CVCSs could have just as good merging capabilities as DVCSs, if CVCS users simply went to their vendors and said that this crap is unacceptable. But they are caught in the Blub paradox: they simply don't know that it is unacceptable, because they have never seen a working merge system. They don't know that there is something better out there.

And when they do try out a DVCS, they magically attribute all the goodness to the "D" part.

Theoretically, due to the centralized nature, a CVCS should have better merge capabilities, because they have a global view of the entire history, unlike DVCS were every repository only has a tiny fragment.

To recap: the whole point of a DVCS is to have many decentralized repositories and constantly merge changes back and forth. Without good merging, a DVCS simply is useless. A CVCS however, can still survive with crappy merging, especially if the vendor can condition its users to avoid branching.

So, just like with everything else in software engineering, it's a matter of effort.


In Git and other DVCS merges are easy not because of some mystical series of changesets view (unless you are using Darcs, with its theory of patches, or some Darcs-inspired DVCS; they are minority, though) that Joel rambles about, but because of merge tracking, and the more fundamental fact that each revisions knows its parents. For that you need (I think) whole-tree / full-repository commits... which unfortunately limits ability to do partial checkouts, and making a commit about only subset of files.

When each revision (each commit), including merge commits, know its parents (for merge commits that means having/remembering more than one parent, i.e. merge tracking), you can reconstruct diagram (DAG = Direct Acyclic Graph) of revision history. If you know graph of revisions, you can find common ancestor of the commits you want to merge. And when your DVCS knows itself how to find common ancestor, you don't need to provide it as an argument, as for example in CVS.

Note that there might be more than one common ancestor of two (or more) commits. Git makes use of so called "recursive" merge strategy, which merges merge bases (common ancestor), till you are left with one virtual / effective common ancestor (in some simplification), and can the do simple 3-way merge.

Git use of rename detection was created to be able to deal with merges involving file renames. (This supports Jörg W Mittag argument that DVCS have better merge support because they had to have it, as merges are much more common than in CVCS with its merge hidden in 'update' command, in update-then-commit workflow, c.f. Understanding Version Control (WIP) by Eric S. Raymond).


Part of the reason is of course the technical argument that DVCSes store more information than SVN does (DAG, copies), and also have a simpler internal model, which is why it is able to perform more accurate merges, as mentioned in the other responses.

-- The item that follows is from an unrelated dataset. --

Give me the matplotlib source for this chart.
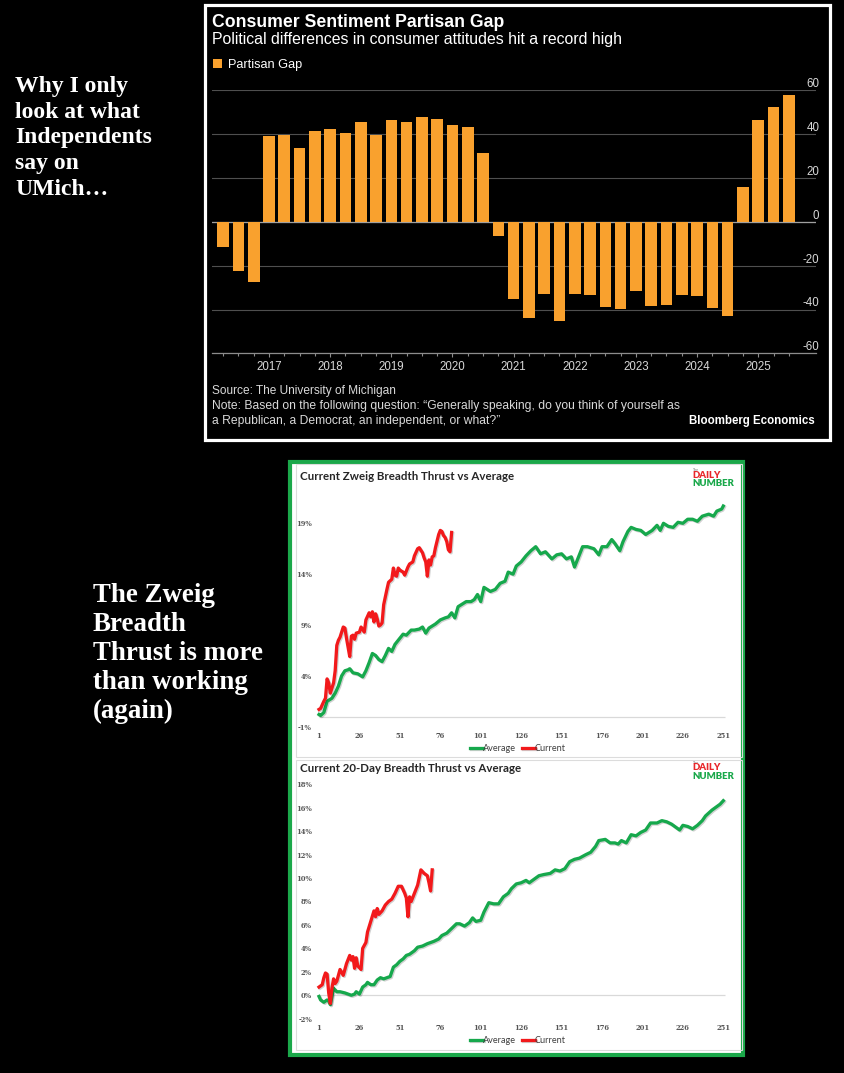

However probably an even more important difference is that because you have a local repository, you can make frequent, small commits, and also frequently pull and merge incoming changes. This is caused more by the ‘human factor’, the differences in the way a human works with a centralised VCS versus a DVCS.

With SVN, if you update and there are conflicts, SVN will merge what it can and insert markers in your code where it can’t. Big big problem with this is that your code will now no longer be in a workable state until you resolve all the conflicts.

This distracts you from the work you are trying to achieve, so typically SVN users do not merge while they are working on a task. Combine this with the fact that SVN users also tend to let changes accumulate in a single large commit for the fear of breaking other people’s working copies, and there will be large periods of time between the branch and the merge.

With Mercurial, you can merge with incoming changes much more frequently inbetween your smaller incremental commits. This will by definition result in less merge conflicts, because you will be working on a more up-to-date codebase.

And if there turns out to be a conflict, you can decide to postpone the merge and do it at your own leisure. This in particular makes the merging so much less annoying.